Many SAP customers have ECC systems with older kernels - missing out the new replication features of SAP Data Intelligence Cloud. This set of operators is handling replication from ECC systems with DMIS 2011 using the "SLT Connector" operator integrating data from SAP Landscape Transformation (SLT) version 2.0
The other main advantage of the provided operators is the possibility to replicate changes in SAP data directly into Google BigQuery tables using the newly announced (April, 2023) CDC capability of BigQuery messaging protocol. This means changes in the ABAP system will be available within minutes in the destination BigQuery tables.
This repo contains:
- Google Bigquery CDC Writer operator
- Google Bigquery Table Creator operator
- ABAP Data Transformer operator
- Protobuf compiler operator
- Pipeline throughput benchmarker
To start, we need to ensure our pipeline has the proper dependencies, follow the instructions in the link below to setup our container.
Make sure to tag the dockerfile with "bigquery" and pyarrow==12.0.1 so our operators can use it later.
Now download the release here: v1.0.0 release download
And import it in this directory in your repository tab:
To import it, right click the "operators" folder and click "import file" then select the tgz file. Now once you refresh your "operators" tab, they should be available to you.

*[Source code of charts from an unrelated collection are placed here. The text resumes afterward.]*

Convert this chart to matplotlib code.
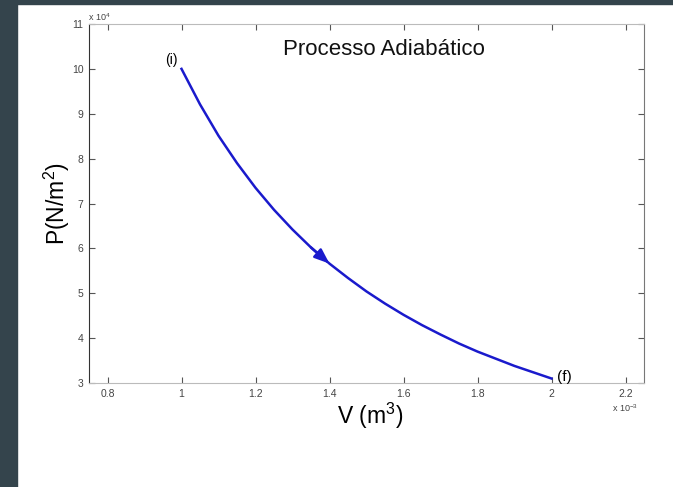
import matplotlib
matplotlib.use("Agg")
import matplotlib.pyplot as plt
from matplotlib.patches import Rectangle
from matplotlib.ticker import FuncFormatter

plt.rcParams["font.family"] = ["Liberation Sans", "DejaVu Sans"]
plt.rcParams["mathtext.fontset"] = "custom"
plt.rcParams["mathtext.rm"] = "Liberation Sans"
plt.rcParams["mathtext.it"] = "Liberation Sans:italic"

# volume (m^3) and pressure (N/m^2)
volume = [1.00e-3, 1.05e-3, 1.10e-3, 1.15e-3, 1.20e-3, 1.25e-3, 1.30e-3,
          1.35e-3, 1.40e-3, 1.45e-3, 1.50e-3, 1.55e-3, 1.60e-3, 1.65e-3,
          1.70e-3, 1.75e-3, 1.80e-3, 1.85e-3, 1.90e-3, 1.95e-3, 2.00e-3]
pressure = [10.00e4, 9.21e4, 8.51e4, 7.90e4, 7.35e4, 6.86e4, 6.42e4,
            6.02e4, 5.66e4, 5.34e4, 5.04e4, 4.77e4, 4.52e4, 4.29e4,
            4.08e4, 3.88e4, 3.70e4, 3.54e4, 3.38e4, 3.24e4, 3.10e4]

x_ticks = [0.8e-3, 1.0e-3, 1.2e-3, 1.4e-3, 1.6e-3, 1.8e-3, 2.0e-3, 2.2e-3]
y_ticks = [3e4, 4e4, 5e4, 6e4, 7e4, 8e4, 9e4, 10e4, 11e4]

blue = "#1a1acc"

fig = plt.figure(figsize=(6.73, 4.87), dpi=100)
# dark frame strips from the screenshot
fig.patches.append(Rectangle((0, 0), 17 / 673, 1, transform=fig.transFigure,
                             color="#34444c", zorder=0))
fig.patches.append(Rectangle((0, 1 - 4 / 487), 1, 4 / 487, transform=fig.transFigure,
                             color="#34444c", zorder=0))

ax = fig.add_axes([89 / 673, 104 / 487, 555 / 673, 359 / 487])
ax.plot(volume, pressure, color=blue, lw=1.8)

# direction arrow half way along
ax.annotate("", xy=(volume[8], pressure[8]), xytext=(volume[7], pressure[7]),
            arrowprops=dict(arrowstyle="-|>,head_length=0.9,head_width=0.35",
                            color=blue, lw=1.8, shrinkA=0, shrinkB=0))

ax.set_xlim(0.75e-3, 2.25e-3)
ax.set_ylim(3e4, 11e4)
ax.set_xticks(x_ticks)
ax.set_yticks(y_ticks)
ax.xaxis.set_major_formatter(FuncFormatter(lambda v, p: "%g" % round(v * 1e3, 2)))
ax.yaxis.set_major_formatter(FuncFormatter(lambda v, p: "%g" % round(v / 1e4, 2)))
ax.tick_params(direction="in", length=4, width=0.8, labelsize=7.5,
               top=True, right=True, colors="#555555", labelcolor="#444444", pad=4)

ax.spines["left"].set_color("#333333")
ax.spines["right"].set_color("#777777")
ax.spines["top"].set_color("#bbbbbb")
ax.spines["bottom"].set_color("#bbbbbb")

ax.text(0.531, 0.93, "Processo Adiabático", transform=ax.transAxes,
        ha="center", va="center", fontsize=16, color="#111111")
ax.annotate("(i)", xy=(volume[0], pressure[0]), xytext=(-7, 6.5),
            textcoords="offset points", ha="center", va="center", fontsize=10)
ax.annotate("(f)", xy=(volume[-1], pressure[-1]), xytext=(4, 1),
            textcoords="offset points", ha="left", va="center", fontsize=11)

ax.set_xlabel("V (m$^3$)", fontsize=16.5)
ax.xaxis.set_label_coords(0.506, -0.05)
ax.set_ylabel("P(N/m$^2$)", fontsize=16.5)
ax.yaxis.set_label_coords(-0.031, 0.50)

# MATLAB style exponent notes
fig.text(88 / 673, 1 - 17 / 487, "x 10$^4$", fontsize=6.5, color="#444444",
         ha="left", va="center")
fig.text(612 / 673, 1 - 408 / 487, "x 10$^{-3}$", fontsize=6.5, color="#444444",
         ha="left", va="center")

fig.savefig("out.png", dpi=100)
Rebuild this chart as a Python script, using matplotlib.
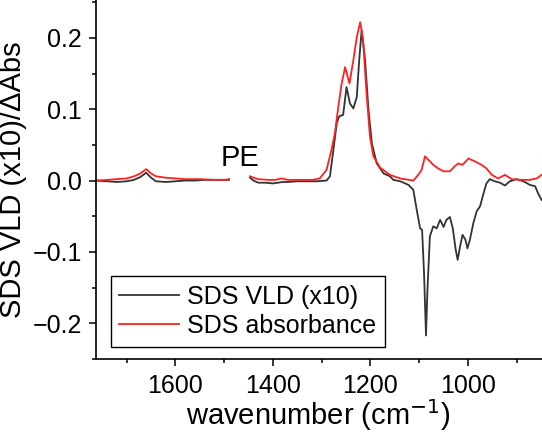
import numpy as np
import matplotlib.pyplot as plt
from matplotlib.ticker import MultipleLocator, FuncFormatter

plt.rcParams['font.family'] = ['Liberation Sans', 'DejaVu Sans']

# SDS VLD (x10), two segments split by the PE gap
vld_wn_left = [1763, 1740, 1720, 1700, 1685, 1672, 1660, 1650, 1640, 1620, 1600,
               1580, 1560, 1540, 1520, 1500, 1490]
vld_left = [0.000, -0.001, -0.002, -0.001, 0.001, 0.005, 0.011, 0.004, -0.001, -0.002, -0.001,
            0.000, 0.000, 0.001, 0.001, 0.001, 0.001]
vld_wn_right = [1447, 1440, 1430, 1415, 1400, 1390, 1380, 1370, 1350, 1330, 1310, 1290,
                1283, 1276, 1269, 1264, 1256, 1249, 1242, 1235, 1228, 1223, 1218, 1211,
                1204, 1197, 1187, 1180, 1173, 1160, 1153, 1139, 1122, 1112, 1105, 1098,
                1094, 1090, 1086, 1083, 1078, 1071, 1064, 1057, 1050, 1044, 1037, 1031,
                1025, 1021, 1016, 1011, 1005, 1001, 996, 989, 982, 975, 968, 962, 955,
                945, 934, 924, 914, 900, 886, 873, 862, 856, 849]
vld_right = [0.004, 0.000, -0.003, -0.003, -0.004, -0.003, -0.002, -0.002, -0.001, -0.001, -0.001, 0.000,
             0.006, 0.043, 0.081, 0.090, 0.092, 0.131, 0.108, 0.101, 0.117, 0.169, 0.211, 0.169,
             0.099, 0.052, 0.024, 0.017, 0.010, 0.006, 0.001, -0.001, -0.006, -0.013, -0.041, -0.067,
             -0.069, -0.130, -0.217, -0.153, -0.078, -0.064, -0.067, -0.055, -0.065, -0.055, -0.051, -0.067,
             -0.097, -0.111, -0.092, -0.076, -0.083, -0.095, -0.083, -0.060, -0.043, -0.036, -0.018, -0.004, 0.002,
             -0.001, -0.003, -0.007, -0.001, 0.002, -0.001, -0.006, -0.008, -0.018, -0.027]

# SDS absorbance
abs_wn_left = [1763, 1740, 1720, 1700, 1685, 1672, 1660, 1650, 1640, 1620, 1600,
               1580, 1550, 1520, 1500, 1490]
abs_left = [0.000, 0.001, 0.002, 0.003, 0.006, 0.010, 0.016, 0.010, 0.006, 0.004, 0.003,
            0.002, 0.002, 0.001, 0.001, 0.002]
abs_wn_right = [1447, 1440, 1430, 1410, 1395, 1382, 1370, 1350, 1330, 1318, 1304, 1290,
                1280, 1273, 1266, 1259, 1252, 1243, 1235, 1228, 1221, 1215, 1208, 1201,
                1194, 1180, 1160, 1139, 1112, 1102, 1095, 1088, 1081, 1071, 1061, 1050,
                1037, 1027, 1020, 1011, 999, 986, 972, 962, 951, 938, 924, 910, 893,
                873, 859, 849]
abs_right = [0.006, 0.004, 0.002, 0.001, 0.001, 0.003, 0.001, 0.001, 0.001, 0.001, 0.003, 0.015,
             0.043, 0.066, 0.103, 0.136, 0.159, 0.136, 0.169, 0.201, 0.222, 0.197, 0.122, 0.062,
             0.034, 0.018, 0.008, 0.003, 0.000, 0.008, 0.015, 0.034, 0.029, 0.022, 0.017, 0.013,
             0.013, 0.020, 0.024, 0.022, 0.031, 0.027, 0.022, 0.017, 0.008, 0.003, 0.008, 0.002, 0.001,
             0.001, 0.003, 0.008]

vld_wn = vld_wn_left + [np.nan] + vld_wn_right
vld = vld_left + [np.nan] + vld_right
abs_wn = abs_wn_left + [np.nan] + abs_wn_right
absorb = abs_left + [np.nan] + abs_right

fig = plt.figure(figsize=(5.42, 4.32), dpi=100)
ax = fig.add_axes([96 / 542, 73 / 432, 446 / 542, 359 / 432])

ax.plot(vld_wn, vld, color='#333333', lw=1.3, label='SDS VLD (x10)')
ax.plot(abs_wn, absorb, color='#ff2020', lw=1.3, label='SDS absorbance')

ax.set_xlim(1763, 848)
ax.set_ylim(-0.25, 0.253)
ax.xaxis.set_major_locator(MultipleLocator(200))
ax.xaxis.set_minor_locator(MultipleLocator(100))
ax.yaxis.set_major_locator(MultipleLocator(0.1))
ax.yaxis.set_minor_locator(MultipleLocator(0.05))
ax.yaxis.set_major_formatter(FuncFormatter(lambda v, p: f'{v:.1f}'.replace('-', '\u2212')))
ax.tick_params(which='major', direction='out', length=5, width=1.1, labelsize=18)
ax.tick_params(which='minor', direction='out', length=3, width=1.1)
ax.tick_params(axis='x', which='major', pad=5.5)
ax.tick_params(axis='y', which='major', pad=5)
for s in ['top', 'right']:
    ax.spines[s].set_visible(False)
for s in ['left', 'bottom']:
    ax.spines[s].set_linewidth(1.2)

# axis titles placed in figure pixels
fig.text(318.5 / 542, 1 - 415 / 432, 'wavenumber (cm$^{-1}$)', fontsize=21,
         ha='center', va='center')
fig.text(13 / 542, 1 - 179.5 / 432, 'SDS VLD (x10)/ΔAbs', fontsize=21,
         ha='center', va='center', rotation=90)

ax.text(1468, 0.032, 'PE', fontsize=21, ha='center', va='center')

leg = ax.legend(loc='lower left', bbox_to_anchor=(0.033, 0.034), borderaxespad=0,
                fontsize=18, fancybox=False, edgecolor='black', framealpha=1,
                handlelength=2.4, handletextpad=0.3, borderpad=0.35, labelspacing=0.2)
leg.get_frame().set_linewidth(1.0)

fig.savefig('out.png', dpi=100)
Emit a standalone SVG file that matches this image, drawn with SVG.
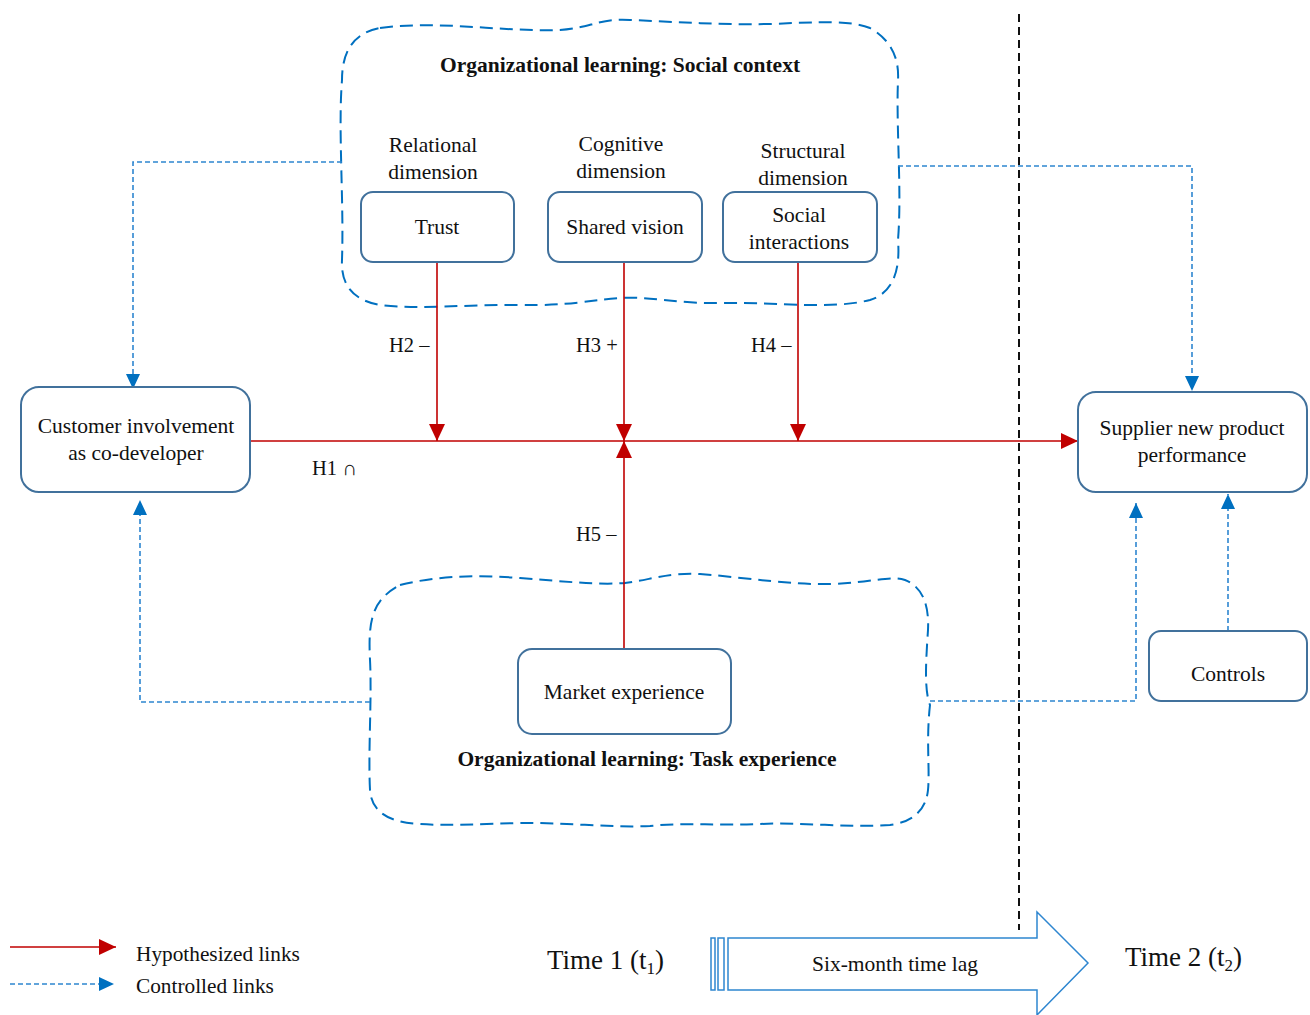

Using the compiler in your pipeline is required, it makes starting up a new pipeline or making changes to your table smoother by doing a one time protobuf compilation upon initial load. In order to use it, place it ahead of the CDC writer operator. Connect the SLT connector to the protobuf compiler input and connect the output to the CDC writer, the info port will send the proto schema so you can see it on a wiretap. The protobuf compiler sends a flag in the Message object that tells the CDC writer if the message comes with the bytestring used to encode the protobuf.
This operator writes to Google bigquery. To use, you need to select your credentials, then enter the names of your dataset and table you want to update.
This is an operator to sanitize the data before it's parsed and sent to Google BigQuery, for example, bigquery does not allow datestamps to exceed 31. December so invalid timestamps are rewritten from 9999-99-99 to NULL. Place it before the protobuf compiler in the pipeline.
Checks if the table exists and creates it with the proper attributes if not. We recommend creating a separate pipeline to help creating BigQuery tables.
To create a BigQuery table that matches data from an SLT connector, use the following pipeline:
- SLT connector
- Data Transformer
- Google BigQuery Table creator
This pipeline will create a new table in your BigQuery project with a schema that matches the input data, do keep in mind that you will need to use the same settings on the data transformer when you are setting up the writer pipeline, since it modifies not just data, but also what data types are written.
To replicate or stream rows to a Bigquery table, set your pipeline up in the following order:
- SLT connector
- Data transformer
- Google BigQuery message compiler
- Google BigQuery CDC writer
Make sure the table you are trying to write to exists and has the same schema as the input stream
The general performance of this replication process is quite fast. However we may improve code to speed up processing. For the time, the "ABAP Data Transform" operator is using pyarrow libraries. The arrays created by pyarrow can be directly passed to the "Google BigQuery CDC Writer" operator, instead of going by CSV content in the body og the message.
This package has been developed during a PoC, and have added features as the requirements evolved. It can easily be extended with more features, since it utilizes the powerful capability of Custom Operators within SAP Data Intelligence Cloud.
SAP Data Intelligence Cloud, DMIS 2011 or newer installed on source system. DMIS must adhere to latest SP available.